Recorded data:
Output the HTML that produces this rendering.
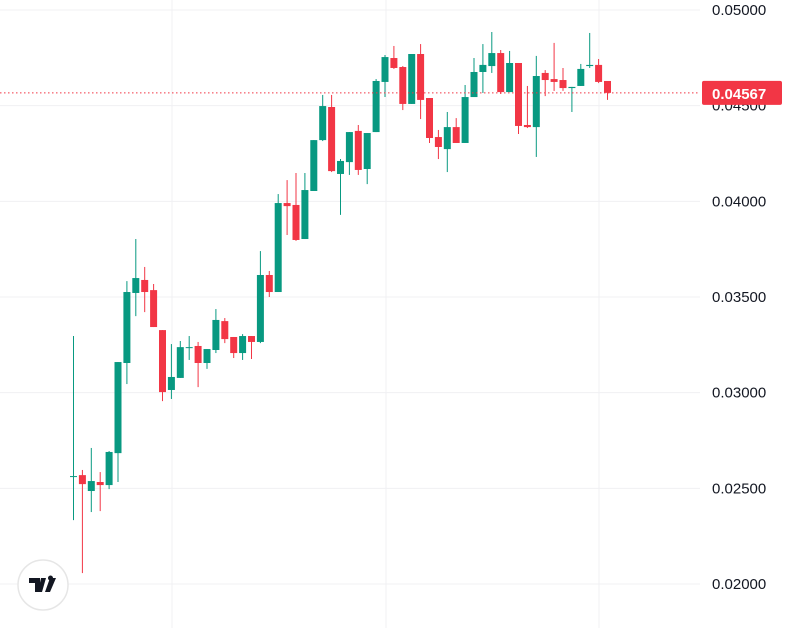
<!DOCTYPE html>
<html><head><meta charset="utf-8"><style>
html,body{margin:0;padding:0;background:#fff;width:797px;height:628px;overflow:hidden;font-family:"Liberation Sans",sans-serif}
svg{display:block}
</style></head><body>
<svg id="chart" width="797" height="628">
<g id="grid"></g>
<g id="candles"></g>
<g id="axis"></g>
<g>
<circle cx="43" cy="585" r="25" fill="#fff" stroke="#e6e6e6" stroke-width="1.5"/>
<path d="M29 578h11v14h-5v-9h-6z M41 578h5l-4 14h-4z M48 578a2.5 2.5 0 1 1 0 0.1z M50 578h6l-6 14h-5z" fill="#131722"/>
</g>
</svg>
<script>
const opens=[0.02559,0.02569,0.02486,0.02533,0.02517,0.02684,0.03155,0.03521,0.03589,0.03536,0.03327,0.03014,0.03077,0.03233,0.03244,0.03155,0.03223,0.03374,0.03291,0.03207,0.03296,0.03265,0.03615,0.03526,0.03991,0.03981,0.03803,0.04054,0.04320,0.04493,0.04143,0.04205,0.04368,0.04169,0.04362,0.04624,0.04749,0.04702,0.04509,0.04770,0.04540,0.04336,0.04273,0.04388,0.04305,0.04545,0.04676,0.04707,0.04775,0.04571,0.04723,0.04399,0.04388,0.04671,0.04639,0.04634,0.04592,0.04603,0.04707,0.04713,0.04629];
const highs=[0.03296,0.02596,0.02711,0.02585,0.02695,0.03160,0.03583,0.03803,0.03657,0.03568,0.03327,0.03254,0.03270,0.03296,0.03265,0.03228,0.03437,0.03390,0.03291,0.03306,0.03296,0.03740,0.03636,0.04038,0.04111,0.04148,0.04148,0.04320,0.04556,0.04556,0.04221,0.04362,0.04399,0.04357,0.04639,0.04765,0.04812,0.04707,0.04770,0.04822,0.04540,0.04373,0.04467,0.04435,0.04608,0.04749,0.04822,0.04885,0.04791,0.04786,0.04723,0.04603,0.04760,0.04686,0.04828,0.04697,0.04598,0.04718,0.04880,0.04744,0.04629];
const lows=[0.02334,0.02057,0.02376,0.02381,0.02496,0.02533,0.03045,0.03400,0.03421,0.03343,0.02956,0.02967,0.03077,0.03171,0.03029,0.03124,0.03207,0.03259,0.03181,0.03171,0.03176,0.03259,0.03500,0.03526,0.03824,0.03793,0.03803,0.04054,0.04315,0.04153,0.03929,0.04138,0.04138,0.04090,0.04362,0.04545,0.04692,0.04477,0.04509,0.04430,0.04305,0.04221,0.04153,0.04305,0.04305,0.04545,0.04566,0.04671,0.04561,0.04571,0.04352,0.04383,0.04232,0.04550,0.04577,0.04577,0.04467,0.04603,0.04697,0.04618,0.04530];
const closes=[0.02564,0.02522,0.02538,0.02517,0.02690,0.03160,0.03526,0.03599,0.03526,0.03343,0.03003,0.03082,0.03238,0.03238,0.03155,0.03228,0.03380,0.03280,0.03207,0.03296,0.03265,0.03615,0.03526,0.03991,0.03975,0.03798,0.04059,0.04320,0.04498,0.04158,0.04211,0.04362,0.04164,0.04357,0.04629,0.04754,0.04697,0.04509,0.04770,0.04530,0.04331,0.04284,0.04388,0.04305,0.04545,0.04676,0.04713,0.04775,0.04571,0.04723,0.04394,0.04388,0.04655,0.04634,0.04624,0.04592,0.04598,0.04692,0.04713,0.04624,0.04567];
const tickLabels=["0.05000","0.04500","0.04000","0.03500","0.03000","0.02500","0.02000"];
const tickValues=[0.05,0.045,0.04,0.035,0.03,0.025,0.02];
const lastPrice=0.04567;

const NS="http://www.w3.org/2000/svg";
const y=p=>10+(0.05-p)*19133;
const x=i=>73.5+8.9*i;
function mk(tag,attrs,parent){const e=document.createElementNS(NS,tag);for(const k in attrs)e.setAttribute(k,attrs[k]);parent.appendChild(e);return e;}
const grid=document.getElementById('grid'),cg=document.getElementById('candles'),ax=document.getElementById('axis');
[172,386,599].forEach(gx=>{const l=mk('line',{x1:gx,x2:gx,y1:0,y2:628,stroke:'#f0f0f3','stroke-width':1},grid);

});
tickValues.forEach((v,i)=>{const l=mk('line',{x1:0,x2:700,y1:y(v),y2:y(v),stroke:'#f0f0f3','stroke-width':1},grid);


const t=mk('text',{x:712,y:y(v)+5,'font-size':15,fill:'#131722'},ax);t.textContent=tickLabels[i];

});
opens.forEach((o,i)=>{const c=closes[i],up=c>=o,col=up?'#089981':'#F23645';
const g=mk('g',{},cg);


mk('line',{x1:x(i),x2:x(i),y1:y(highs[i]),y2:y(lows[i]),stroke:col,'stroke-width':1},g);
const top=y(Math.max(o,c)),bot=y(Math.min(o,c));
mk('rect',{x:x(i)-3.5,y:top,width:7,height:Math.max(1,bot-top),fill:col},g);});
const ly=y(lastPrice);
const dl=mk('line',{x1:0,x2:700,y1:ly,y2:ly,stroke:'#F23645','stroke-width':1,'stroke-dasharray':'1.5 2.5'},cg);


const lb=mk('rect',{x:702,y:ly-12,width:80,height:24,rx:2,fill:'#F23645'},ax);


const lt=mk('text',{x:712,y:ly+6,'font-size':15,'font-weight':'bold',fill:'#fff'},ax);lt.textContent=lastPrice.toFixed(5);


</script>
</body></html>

Given request: From the material above, copy everything exactly but the pictures.

Right answer:
Output the HTML that produces this rendering.
<!DOCTYPE html>
<html><head><meta charset="utf-8"><style>
html,body{margin:0;padding:0;background:#fff;width:797px;height:628px;overflow:hidden;font-family:"Liberation Sans",sans-serif}
svg{display:block}
</style></head><body>
<svg id="chart" width="797" height="628">
<g id="grid"></g>
<g id="candles"></g>
<g id="axis"></g>
<g>
<circle cx="43" cy="585" r="25" fill="#fff" stroke="#e6e6e6" stroke-width="1.5"/>
<path d="M29 578h11v14h-5v-9h-6z M41 578h5l-4 14h-4z M48 578a2.5 2.5 0 1 1 0 0.1z M50 578h6l-6 14h-5z" fill="#131722"/>
</g>
</svg>
<script>
const opens=[0.02559,0.02569,0.02486,0.02533,0.02517,0.02684,0.03155,0.03521,0.03589,0.03536,0.03327,0.03014,0.03077,0.03233,0.03244,0.03155,0.03223,0.03374,0.03291,0.03207,0.03296,0.03265,0.03615,0.03526,0.03991,0.03981,0.03803,0.04054,0.04320,0.04493,0.04143,0.04205,0.04368,0.04169,0.04362,0.04624,0.04749,0.04702,0.04509,0.04770,0.04540,0.04336,0.04273,0.04388,0.04305,0.04545,0.04676,0.04707,0.04775,0.04571,0.04723,0.04399,0.04388,0.04671,0.04639,0.04634,0.04592,0.04603,0.04707,0.04713,0.04629];
const highs=[0.03296,0.02596,0.02711,0.02585,0.02695,0.03160,0.03583,0.03803,0.03657,0.03568,0.03327,0.03254,0.03270,0.03296,0.03265,0.03228,0.03437,0.03390,0.03291,0.03306,0.03296,0.03740,0.03636,0.04038,0.04111,0.04148,0.04148,0.04320,0.04556,0.04556,0.04221,0.04362,0.04399,0.04357,0.04639,0.04765,0.04812,0.04707,0.04770,0.04822,0.04540,0.04373,0.04467,0.04435,0.04608,0.04749,0.04822,0.04885,0.04791,0.04786,0.04723,0.04603,0.04760,0.04686,0.04828,0.04697,0.04598,0.04718,0.04880,0.04744,0.04629];
const lows=[0.02334,0.02057,0.02376,0.02381,0.02496,0.02533,0.03045,0.03400,0.03421,0.03343,0.02956,0.02967,0.03077,0.03171,0.03029,0.03124,0.03207,0.03259,0.03181,0.03171,0.03176,0.03259,0.03500,0.03526,0.03824,0.03793,0.03803,0.04054,0.04315,0.04153,0.03929,0.04138,0.04138,0.04090,0.04362,0.04545,0.04692,0.04477,0.04509,0.04430,0.04305,0.04221,0.04153,0.04305,0.04305,0.04545,0.04566,0.04671,0.04561,0.04571,0.04352,0.04383,0.04232,0.04550,0.04577,0.04577,0.04467,0.04603,0.04697,0.04618,0.04530];
const closes=[0.02564,0.02522,0.02538,0.02517,0.02690,0.03160,0.03526,0.03599,0.03526,0.03343,0.03003,0.03082,0.03238,0.03238,0.03155,0.03228,0.03380,0.03280,0.03207,0.03296,0.03265,0.03615,0.03526,0.03991,0.03975,0.03798,0.04059,0.04320,0.04498,0.04158,0.04211,0.04362,0.04164,0.04357,0.04629,0.04754,0.04697,0.04509,0.04770,0.04530,0.04331,0.04284,0.04388,0.04305,0.04545,0.04676,0.04713,0.04775,0.04571,0.04723,0.04394,0.04388,0.04655,0.04634,0.04624,0.04592,0.04598,0.04692,0.04713,0.04624,0.04567];
const tickLabels=["0.05000","0.04500","0.04000","0.03500","0.03000","0.02500","0.02000"];
const tickValues=[0.05,0.045,0.04,0.035,0.03,0.025,0.02];
const lastPrice=0.04567;

const NS="http://www.w3.org/2000/svg";
const y=p=>10+(0.05-p)*19133;
const x=i=>73.5+8.9*i;
function mk(tag,attrs,parent){const e=document.createElementNS(NS,tag);for(const k in attrs)e.setAttribute(k,attrs[k]);parent.appendChild(e);return e;}
const grid=document.getElementById('grid'),cg=document.getElementById('candles'),ax=document.getElementById('axis');
[172,386,599].forEach(gx=>{const l=mk('line',{x1:gx,x2:gx,y1:0,y2:628,stroke:'#f0f0f3','stroke-width':1},grid);

});
tickValues.forEach((v,i)=>{const l=mk('line',{x1:0,x2:700,y1:y(v),y2:y(v),stroke:'#f0f0f3','stroke-width':1},grid);


const t=mk('text',{x:712,y:y(v)+5,'font-size':15,fill:'#131722'},ax);t.textContent=tickLabels[i];

});
opens.forEach((o,i)=>{const c=closes[i],up=c>=o,col=up?'#089981':'#F23645';
const g=mk('g',{},cg);


mk('line',{x1:x(i),x2:x(i),y1:y(highs[i]),y2:y(lows[i]),stroke:col,'stroke-width':1},g);
const top=y(Math.max(o,c)),bot=y(Math.min(o,c));
mk('rect',{x:x(i)-3.5,y:top,width:7,height:Math.max(1,bot-top),fill:col},g);});
const ly=y(lastPrice);
const dl=mk('line',{x1:0,x2:700,y1:ly,y2:ly,stroke:'#F23645','stroke-width':1,'stroke-dasharray':'1.5 2.5'},cg);


const lb=mk('rect',{x:702,y:ly-12,width:80,height:24,rx:2,fill:'#F23645'},ax);


const lt=mk('text',{x:712,y:ly+6,'font-size':15,'font-weight':'bold',fill:'#fff'},ax);lt.textContent=lastPrice.toFixed(5);


</script>
</body></html>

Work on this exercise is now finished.